Stated task: Reproduce nothing except the lines between the line with "Write a Python" and the line with "y_ticks = [2500, 5000, 7500]", both ends included, and please leave out pictures.

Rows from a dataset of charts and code
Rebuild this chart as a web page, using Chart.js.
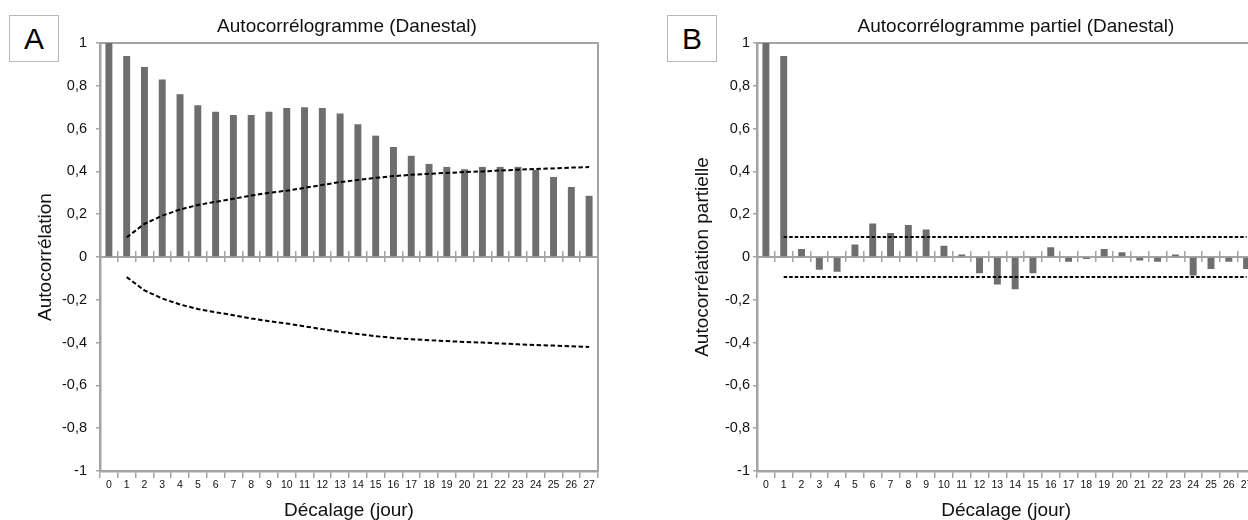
<!DOCTYPE html>
<html><head><meta charset="utf-8">
<script src="https://cdn.jsdelivr.net/npm/chart.js@4/dist/chart.umd.min.js"></script>
<style>
html,body{margin:0;padding:0;width:1248px;height:520px;overflow:hidden;background:#fff;}
.wrap{position:absolute;top:0;height:520px;}
#wa{left:0;width:694px;}
#wb{left:660px;width:712px;}
.tag{position:absolute;top:15px;width:48px;height:45px;border:1.5px solid #b8b8b8;font-family:"Liberation Sans",Arial,sans-serif;font-size:30px;line-height:45px;text-align:center;color:#000;background:#fff;}
</style></head><body>
<div class="wrap" id="wa"><canvas id="ca"></canvas></div>
<div class="wrap" id="wb"><canvas id="cb"></canvas></div>
<div class="tag" style="left:9px">A</div>
<div class="tag" style="left:667px">B</div>
<script>
// ---- data ----
const lagLabels = ['0','1','2','3','4','5','6','7','8','9','10','11','12','13','14','15','16','17','18','19','20','21','22','23','24','25','26','27'];
const acfValues = [1.0, 0.939, 0.888, 0.829, 0.760, 0.709, 0.679, 0.664, 0.664, 0.679, 0.696, 0.700, 0.696, 0.671, 0.620, 0.567, 0.514, 0.473, 0.435, 0.421, 0.410, 0.421, 0.421, 0.421, 0.407, 0.374, 0.327, 0.286];
const acfUpper = [null, 0.092, 0.155, 0.193, 0.222, 0.243, 0.258, 0.272, 0.287, 0.300, 0.310, 0.323, 0.337, 0.350, 0.360, 0.370, 0.378, 0.384, 0.389, 0.393, 0.397, 0.400, 0.404, 0.408, 0.411, 0.414, 0.418, 0.420];
const acfLower = [null, -0.094, -0.156, -0.194, -0.222, -0.243, -0.258, -0.272, -0.287, -0.300, -0.311, -0.324, -0.337, -0.350, -0.360, -0.370, -0.378, -0.384, -0.389, -0.393, -0.397, -0.400, -0.404, -0.408, -0.411, -0.414, -0.417, -0.420];
const pacfValues = [1.0, 0.939, 0.037, -0.060, -0.069, 0.058, 0.157, 0.112, 0.150, 0.129, 0.053, 0.012, -0.076, -0.128, -0.151, -0.076, 0.045, -0.022, -0.009, 0.037, 0.022, -0.016, -0.022, 0.012, -0.087, -0.056, -0.022, -0.056];
const pacfUpper = [null, 0.093, 0.094, 0.094, 0.094, 0.094, 0.094, 0.094, 0.094, 0.094, 0.094, 0.094, 0.094, 0.094, 0.094, 0.094, 0.094, 0.094, 0.094, 0.094, 0.094, 0.094, 0.094, 0.094, 0.094, 0.094, 0.094, 0.094];
const pacfLower = [null, -0.094, -0.093, -0.093, -0.093, -0.093, -0.093, -0.093, -0.093, -0.093, -0.093, -0.093, -0.093, -0.093, -0.093, -0.093, -0.093, -0.093, -0.093, -0.093, -0.093, -0.093, -0.093, -0.093, -0.093, -0.093, -0.093, -0.093];
const yTickMin = -1, yTickMax = 1, yTickStep = 0.2;

// ---- styling ----
const FONT = '"Liberation Sans", Arial, Helvetica, sans-serif';
const GRAY = '#a4a4a4';
const BAR = '#6e6e6e';
const TXT = '#111';

function fmt(v){ return (Math.round(v*10)/10).toString().replace('.', ','); }

function build(canvasId, cfg){
  const scales = {
    x: { type:'category', position:'bottom', offset:true,
         grid:{offset:true, drawOnChartArea:false, drawTicks:true, tickLength:7, color:GRAY, lineWidth:1.5},
         border:{display:true, color:GRAY, width:2.5},
         ticks:{font:{family:FONT, size:10.5}, color:TXT, padding:1, maxRotation:0, autoSkip:false},
         title:{display:true, text:'Décalage (jour)', font:{family:FONT, size:19, lineHeight:1}, color:TXT, padding:{top:0, bottom:0}},
         afterFit: s => { s.height = 49; } },
    x0: { axis:'x', type:'category', position:{y:0}, offset:true,
          grid:{offset:true, drawOnChartArea:false, drawTicks:true, tickLength:4, color:GRAY, lineWidth:1.5},
          border:{display:true, color:GRAY, width:2}, ticks:{display:false} },
    x0u: { axis:'x', type:'category', position:{y:0}, offset:true,
          grid:{offset:true, drawOnChartArea:false, drawTicks:true, tickLength:-6, color:GRAY, lineWidth:1.5},
          border:{display:false}, ticks:{display:false} },
    xt: { axis:'x', type:'category', position:'top', offset:true,
          grid:{drawOnChartArea:false, drawTicks:false}, border:{display:true, color:GRAY, width:2},
          ticks:{display:false}, afterFit: s => { s.height = 0; } },
    y: { type:'linear', position:'left', min:yTickMin, max:yTickMax,
         ticks:{stepSize:yTickStep, callback: v => fmt(v), font:{family:FONT, size:14.5}, color:TXT, padding:cfg.yPad},
         grid:{drawOnChartArea:false, drawTicks:true, tickLength:4, color:GRAY, lineWidth:1.5},
         border:{display:true, color:GRAY, width:2.5},
         title:{display:true, text:cfg.yTitle, font:{family:FONT, size:19, lineHeight:1}, color:TXT, padding:{top:cfg.yTitlePad, bottom:0}},
         afterFit: s => { s.width = cfg.yWidth; } },
    yr: { axis:'y', type:'linear', position:'right', min:yTickMin, max:yTickMax,
          ticks:{display:false}, grid:{drawOnChartArea:false, drawTicks:false},
          border:{display:true, color:GRAY, width:2}, afterFit: s => { s.width = cfg.rWidth; } }
  };
  return new Chart(document.getElementById(canvasId), {
    type:'bar',
    data:{
      labels: lagLabels,
      datasets:[
        { type:'bar', data:cfg.values, backgroundColor:BAR, borderWidth:0, barPercentage:0.39, categoryPercentage:1, xAxisID:'x', yAxisID:'y', order:2 },
        { type:'line', data:cfg.upper, borderColor:'#000', borderWidth:2, borderDash:cfg.dash, pointRadius:0, fill:false, tension:0, xAxisID:'x', yAxisID:'y', order:1 },
        { type:'line', data:cfg.lower, borderColor:'#000', borderWidth:2, borderDash:cfg.dash, pointRadius:0, fill:false, tension:0, xAxisID:'x', yAxisID:'y', order:1 }
      ]
    },
    options:{
      responsive:true, maintainAspectRatio:false, devicePixelRatio:1, animation:false,
      layout:{padding:0},
      plugins:{
        legend:{display:false}, tooltip:{enabled:false},
        title:{display:true, text:cfg.title, fullSize:true, color:TXT,
               font:{family:FONT, size:19, weight:'normal', lineHeight:1.2}, padding:{top:15, bottom:5.2}}
      },
      scales
    }
  });
}

build('ca', { title:'Autocorrélogramme (Danestal)', yTitle:'Autocorrélation', values:acfValues, upper:acfUpper, lower:acfLower,
              yWidth:100, rWidth:96, yPad:9, yTitlePad:36.5, dash:[4.5,2.5] });
build('cb', { title:'Autocorrélogramme partiel (Danestal)', yTitle:'Autocorrélation partielle', values:pacfValues, upper:pacfUpper, lower:pacfLower,
              yWidth:97, rWidth:116.5, yPad:3, yTitlePad:33.5, dash:[3.5,2] });
</script>
</body></html>
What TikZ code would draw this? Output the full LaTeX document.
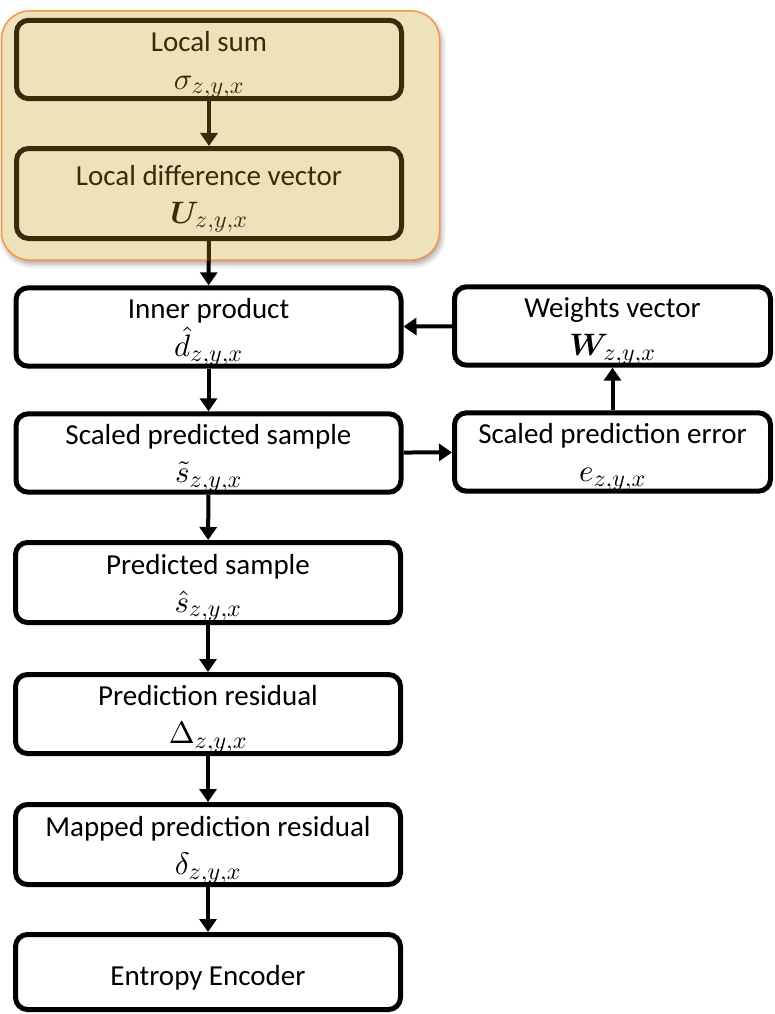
\documentclass[tikz,border=0pt]{standalone}
\usepackage{amsmath,bm}
\usepackage{fontspec}
\setmainfont{Carlito}
% scalable Computer Modern math shapes, so formulas follow the text size
\DeclareFontShape{OML}{cmm}{m}{it}{<->cmmi10}{}
\DeclareFontShape{OML}{cmm}{b}{it}{<->cmmib10}{}
\DeclareFontShape{OMS}{cmsy}{m}{n}{<->cmsy10}{}
\DeclareFontShape{OT1}{cmr}{m}{n}{<->cmr10}{}
\DeclareFontShape{OT1}{cmr}{bx}{n}{<->cmbx10}{}
\DeclareMathSizes{31}{31}{24}{18}
\newcommand\symb[1]{{\fontsize{31}{35}\selectfont$#1$}}
\newcommand\topstrut{\rule{0pt}{31pt}}
\usetikzlibrary{arrows.meta,shadows.blur}
\definecolor{groupfill}{HTML}{EEE2BB}
\definecolor{grouporange}{HTML}{F79646}
\definecolor{inkbrown}{HTML}{3A2C0B}
\tikzset{
  stage/.style={draw, line width=5pt, rounded corners=12pt, fill=white,
    align=center, inner sep=0pt, font=\fontsize{29}{35}\selectfont},
  leftcol/.style={minimum width=385pt},
  rightcol/.style={minimum width=316pt},
  grouped/.style={draw=inkbrown, fill=groupfill, text=inkbrown},
  flow/.style={line width=4pt, -{Triangle[width=17pt,length=13pt]}},
}
\begin{document}
\begin{tikzpicture}[x=1pt,y=-1pt]
\useasboundingbox (0,0) rectangle (775,1014);

% neighbourhood group
\node[draw=grouporange, line width=1.5pt, fill=groupfill, rounded corners=28pt,
  minimum width=438pt, minimum height=249pt, inner sep=0pt,
  blur shadow={shadow xshift=2pt, shadow yshift=-4pt, shadow blur radius=5pt, shadow opacity=35}]
  (grp) at (220.5,135.5) {};

% main chain
\node[stage, leftcol, grouped, minimum height=74pt] (ls) at (209,59.5) {\topstrut Local sum\\[3pt]\symb{\sigma_{z,y,x}}};
\node[stage, leftcol, grouped, minimum height=90pt] (ld) at (209,193.5) {\topstrut Local difference vector\\[3pt]\symb{\bm{U}_{z,y,x}}};
\node[stage, leftcol, minimum height=75pt] (ip) at (208.5,327) {\topstrut Inner product\\[3pt]\symb{\hat{d}_{z,y,x}}};
\node[stage, leftcol, minimum height=77pt] (sp) at (208.5,453) {\topstrut Scaled predicted sample\\[3pt]\symb{\tilde{s}_{z,y,x}}};
\node[stage, leftcol, minimum height=80pt] (ps) at (208,582.5) {\topstrut Predicted sample\\[3pt]\symb{\hat{s}_{z,y,x}}};
\node[stage, leftcol, minimum height=79pt] (pr) at (208,714) {\topstrut Prediction residual\\[3pt]\symb{\Delta_{z,y,x}}};
\node[stage, leftcol, minimum height=80pt] (mp) at (208,844.5) {\topstrut Mapped prediction residual\\[3pt]\symb{\delta_{z,y,x}}};
\node[stage, leftcol, minimum height=75pt] (ee) at (208,972) {\topstrut Entropy Encoder};

% weight update loop
\node[stage, rightcol, minimum height=73pt] (wv) at (612.5,326) {\topstrut Weights vector\\[3pt]\symb{\bm{W}_{z,y,x}}};
\node[stage, rightcol, minimum height=75pt] (se) at (612.5,452) {\topstrut Scaled prediction error\\[3pt]\symb{e_{z,y,x}}};

% connectors
\draw[flow, inkbrown] (ls) -- (ld);
\draw[flow] (ld) -- (ip);
\draw[inkbrown, line width=4pt] (ld.south) -- (ld.south |- grp.south);
\draw[flow] (ip) -- (sp);
\draw[flow] (sp) -- (ps);
\draw[flow] (ps) -- (pr);
\draw[flow] (pr) -- (mp);
\draw[flow] (mp) -- (ee);
\draw[flow] (sp) -- (se);
\draw[flow] (se) -- (wv);
\draw[flow] (wv) -- (ip);
\end{tikzpicture}
\end{document}
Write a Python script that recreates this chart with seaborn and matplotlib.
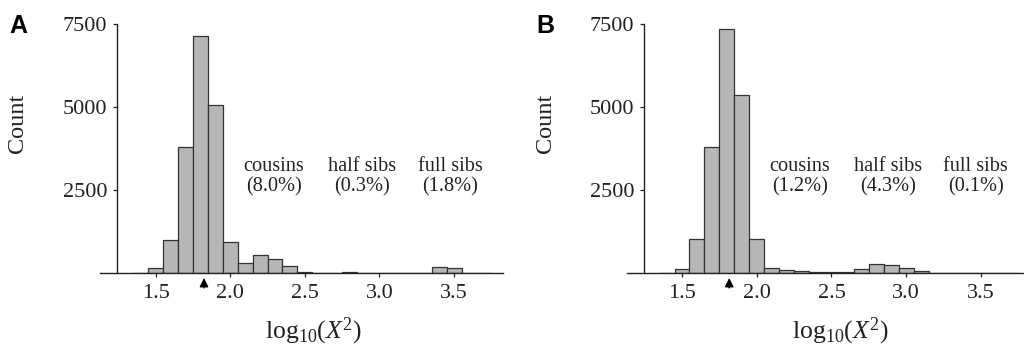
import numpy as np
import pandas as pd
import seaborn as sns
import matplotlib
matplotlib.use("Agg")
import matplotlib.pyplot as plt

# ---- data ----
bin_centers = [1.4, 1.5, 1.6, 1.7, 1.8, 1.9, 2.0, 2.1, 2.2, 2.3, 2.4, 2.5,
               2.6, 2.7, 2.8, 2.9, 3.0, 3.1, 3.2, 3.3, 3.4, 3.5, 3.6, 3.7]
counts_a = [10, 140, 990, 3790, 7140, 5070, 945, 310, 545, 410, 200, 30,
            10, 10, 20, 15, 5, 5, 5, 15, 180, 140, 15, 0]
counts_b = [15, 130, 1015, 3800, 7340, 5360, 1015, 150, 100, 70, 30, 20,
            20, 110, 280, 250, 150, 50, 10, 5, 5, 5, 5, 0]
group_names = ["cousins", "half sibs", "full sibs"]
pct_a = ["8.0%", "0.3%", "1.8%"]
pct_b = ["1.2%", "4.3%", "0.1%"]
label_x_a = [2.294, 2.884, 3.475]
label_x_b = [2.29, 2.876, 3.465]
arrow_a = 1.824
arrow_b = 1.816
panel_letters = ["A", "B"]
x_ticks = [1.5, 2.0, 2.5, 3.0, 3.5]
y_ticks = [2500, 5000, 7500]

sns.set_style("ticks")
plt.rcParams["font.family"] = ["Liberation Serif", "DejaVu Serif"]
plt.rcParams["mathtext.fontset"] = "custom"
plt.rcParams["mathtext.rm"] = "Liberation Serif"
plt.rcParams["mathtext.it"] = "Liberation Serif:italic"

W, H = 1024, 347
fig = plt.figure(figsize=(W / 100, H / 100), dpi=100)

edges = [c - 0.05 for c in bin_centers] + [bin_centers[-1] + 0.05]

panels = [
    dict(left=100, right=503, xlim=(1.127, 3.828), yaxis=1.24, counts=counts_a,
         pct=pct_a, lx=label_x_a, arrow=arrow_a, letter_x=18, count_x=18, xlab_x=313),
    dict(left=627, right=1024, xlim=(1.132, 3.788), yaxis=1.244, counts=counts_b,
         pct=pct_b, lx=label_x_b, arrow=arrow_b, letter_x=545, count_x=545, xlab_x=840),
]

bottom_px, top_px = 74, 323
for i, p in enumerate(panels):
    ax = fig.add_axes([p["left"] / W, bottom_px / H, (p["right"] - p["left"]) / W,
                       (top_px - bottom_px) / H])
    df = pd.DataFrame({"x": bin_centers, "w": p["counts"]})
    sns.histplot(data=df, x="x", weights="w", bins=edges, ax=ax,
                 color="#b6b6b6", edgecolor="#333333", linewidth=0.9, alpha=1)
    ax.set_xlim(*p["xlim"])
    ax.set_ylim(0, 7500)
    sns.despine(ax=ax)
    ax.spines["left"].set_position(("data", p["yaxis"]))
    ax.spines["left"].set_bounds(0, 7500)
    for s in ("left", "bottom"):
        ax.spines[s].set_linewidth(1.0)
        ax.spines[s].set_color("#222222")
    ax.set_xticks(x_ticks)
    ax.set_xticklabels([f"{t:.1f}" for t in x_ticks])
    ax.set_yticks(y_ticks)
    ax.set_yticklabels([str(t) for t in y_ticks])
    ax.tick_params(axis="both", labelsize=16, length=3, width=0.9, color="#222222",
                   labelcolor="#222222")
    ax.tick_params(axis="x", pad=5)
    ax.tick_params(axis="y", pad=4)
    ax.set_xlabel("")
    ax.set_ylabel("")
    for name, pc, lx in zip(group_names, p["pct"], p["lx"]):
        ax.text(lx, 2907, f"{name}\n({pc})", ha="center", va="center",
                fontsize=14.6, linespacing=1.1, color="#222222")
    ax.annotate("", xy=(p["arrow"], -0.02), xycoords=("data", "axes fraction"),
                xytext=(p["arrow"], -0.06), textcoords=("data", "axes fraction"),
                arrowprops=dict(arrowstyle="-|>", color="black", lw=1.0,
                                mutation_scale=13, shrinkA=0, shrinkB=0))
    fig.text(p["letter_x"] / W, 1 - 26 / H, panel_letters[i], fontsize=18,
             fontweight="bold", family="Liberation Sans", ha="center", va="center",
             color="black")
    fig.text(p["count_x"] / W, 1 - 123 / H, "Count", rotation=90, fontsize=17.5,
             ha="center", va="center", color="#222222")
    fig.text(p["xlab_x"] / W, 1 - 331 / H, r"$\mathrm{log}_{10}(X^{\mathrm{2}})$",
             fontsize=18.5, ha="center", va="center", color="#222222")

fig.savefig("out.png", dpi=100)
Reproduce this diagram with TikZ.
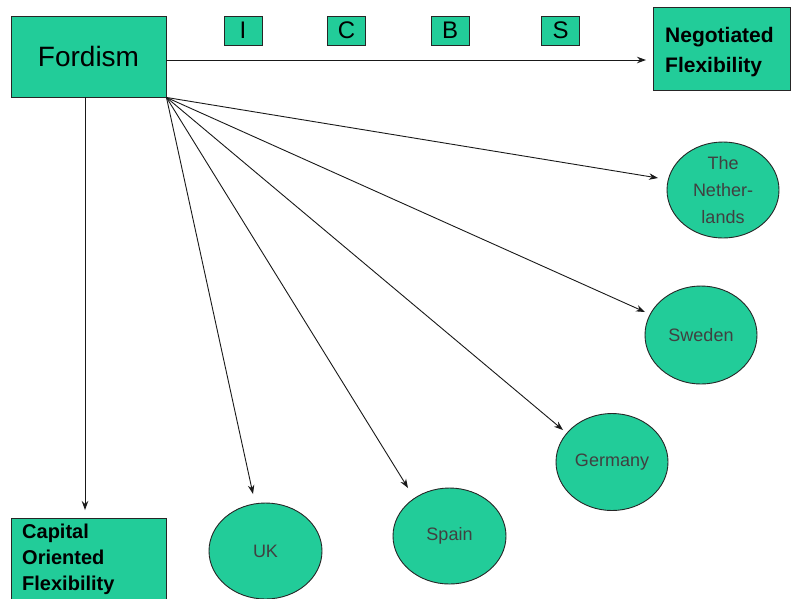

Solution for this problem:
Write a Python script that recreates this chart with seaborn and matplotlib.
import numpy as np
import pandas as pd
import seaborn as sns
import matplotlib
matplotlib.use("Agg")
import matplotlib.pyplot as plt

# ---- data ----
bin_centers = [1.4, 1.5, 1.6, 1.7, 1.8, 1.9, 2.0, 2.1, 2.2, 2.3, 2.4, 2.5,
               2.6, 2.7, 2.8, 2.9, 3.0, 3.1, 3.2, 3.3, 3.4, 3.5, 3.6, 3.7]
counts_a = [10, 140, 990, 3790, 7140, 5070, 945, 310, 545, 410, 200, 30,
            10, 10, 20, 15, 5, 5, 5, 15, 180, 140, 15, 0]
counts_b = [15, 130, 1015, 3800, 7340, 5360, 1015, 150, 100, 70, 30, 20,
            20, 110, 280, 250, 150, 50, 10, 5, 5, 5, 5, 0]
group_names = ["cousins", "half sibs", "full sibs"]
pct_a = ["8.0%", "0.3%", "1.8%"]
pct_b = ["1.2%", "4.3%", "0.1%"]
label_x_a = [2.294, 2.884, 3.475]
label_x_b = [2.29, 2.876, 3.465]
arrow_a = 1.824
arrow_b = 1.816
panel_letters = ["A", "B"]
x_ticks = [1.5, 2.0, 2.5, 3.0, 3.5]
y_ticks = [2500, 5000, 7500]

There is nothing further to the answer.